Director Neil Kirkman takes on the challenge of this year’s major Bath Opera production of Bellini’s La Sonnambula (The Sleepwalker). We find out more about Neil’s vision for bringing opera alive through innovative stagecraft and design…
Tell us a bit about yourself and what drew you to become involved in opera…
Although I have had no formal training in theatre, my career required a creative approach to making a wide range of new activities work which has proved very useful. In music, I was very fortunate to have an excellent singing teacher in the late Maureen Lehane. This led to my joining the chorus for Dorset Opera. Work commitments limited my involvement but I continued with Dorset Opera and then performed a number of roles with Bristol Opera.
Your involvement with Bath Opera began as a performer. How did you make the move to set design and direction?
I joined Bath Opera nearly twenty years ago and have been hugely privileged to have learnt and performed many of the best bass baritone roles in the repertoire.
My favourite roles have included Don Giovanni, Figaro, Papageno, Count Almaviva, Pandolfe and Porgy. I also loved some of the darker and dramatic roles such as Rafaele in ‘Jewels of the Madonna’ and Frank Maurrant in Kurt Weill’s ‘Street Scene’.
During this period I gradually started to design some of the sets for our productions.
Then came the year when Bath Opera was considering doing Tchaikovsky’s Queen of Spades but was hesitating because of the notoriously difficult production challenges. An idea came to me that would make the production viable. I put my idea to the committee and hey presto I found myself appointed designer and director! To say that Queen of Spades as a choice of a first opera to direct was jumping in at the deep end would be a massive understatement!
What might you say was the highlight of your career with Bath Opera to date?
The experience with Queen of Spades showed that neither I nor the company need be too frightened of complex, hugely complicated operas.
So the next major project I undertook with Bath Opera was Benjamin Britten’s Peter Grimes which was the most immersive and fulfilling experience I have ever had in opera. I was enormously proud of what the company achieved. Being rewarded with three awards and a very positive review in Opera magazine was the icing on the cake.
What are the most important things for you when devising a new production?
For me ‘telling the story’ is paramount. As far as possible I try to make my productions a continuous linked flow with movements and actions flowing directly out of the words and the music. I also try to make every person on stage a ‘real’ person with a rationale for every action they take. For this reason I find it more satisfying and easier if I both design the production and direct it so I can ensure what I originally envisaged is what we actually put on stage.
Although I have no problem with a more ‘traditional’ period production, as it was with Beatrice and Benedict.
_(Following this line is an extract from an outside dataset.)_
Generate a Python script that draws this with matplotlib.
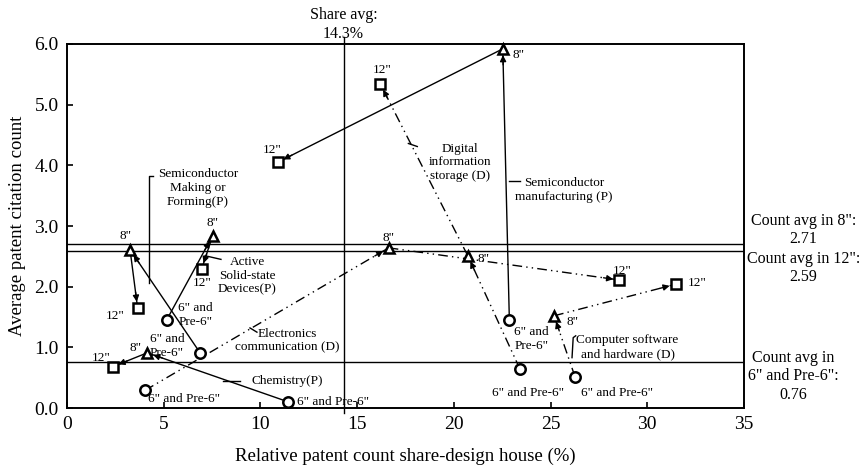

I enjoy moving productions into a completely new setting and period, particularly if it makes an otherwise impossible production viable.
The most extreme shift I did was to move Handel’s oratorio Acis and Galatea from its classic Arcadian setting into a very rough modern country pub where Galatea was the barmaid, the monster Polypheme became the village drunk and killed his rival Acis by thwacking him on the head with a slate shove-ha’penny board!
Turning to La Sonnambula, tell us about the concept for this production
Bath Opera has a large and experienced chorus spanning a wide age range. Using this resource to the full is all important. When I looked at the score of La Sonnambula I wanted to set it in such a way which would not only look right but could also help to get round some of the dottier elements of the plot…..hence I decided to set the opera in a modern day retirement home rather than an 18th century Swiss village.
This fulfils the criteria of giving every person on stage a specific role, be it a resident, a carer, nurse, physio or occupational therapist etc. Also, by splitting the chorus into residents and staff I have been able to present the story in a more logical way as there were some howling glitches in the original story!
My sketches for La Sonnambula aren’t really fit for publication and in any case I don’t want to give too much away, so we will have to wait until the show itself on 21-23 February for it to be revealed.
And how are the preparations going for what sounds like it’s going to be an amazing production?
The main challenge in this opera is the sheer amount of music everyone has had to learn. Soloists have some extraordinarily difficult coloratura passages to sing. The chorus too are hardly ever off the stage and also provide an important role in telling much of the story.
This is our second appearance at the excellent Roper Theatre. Like all theatres it has its own acoustic characteristics which were new and unknown to us. This year we are having a slightly smaller orchestra and placing them differently to maximise audience enjoyment. This also means we can place the singers very close to, and at times, amongst the audience. So hopefully the audience will feel fully engaged with the action.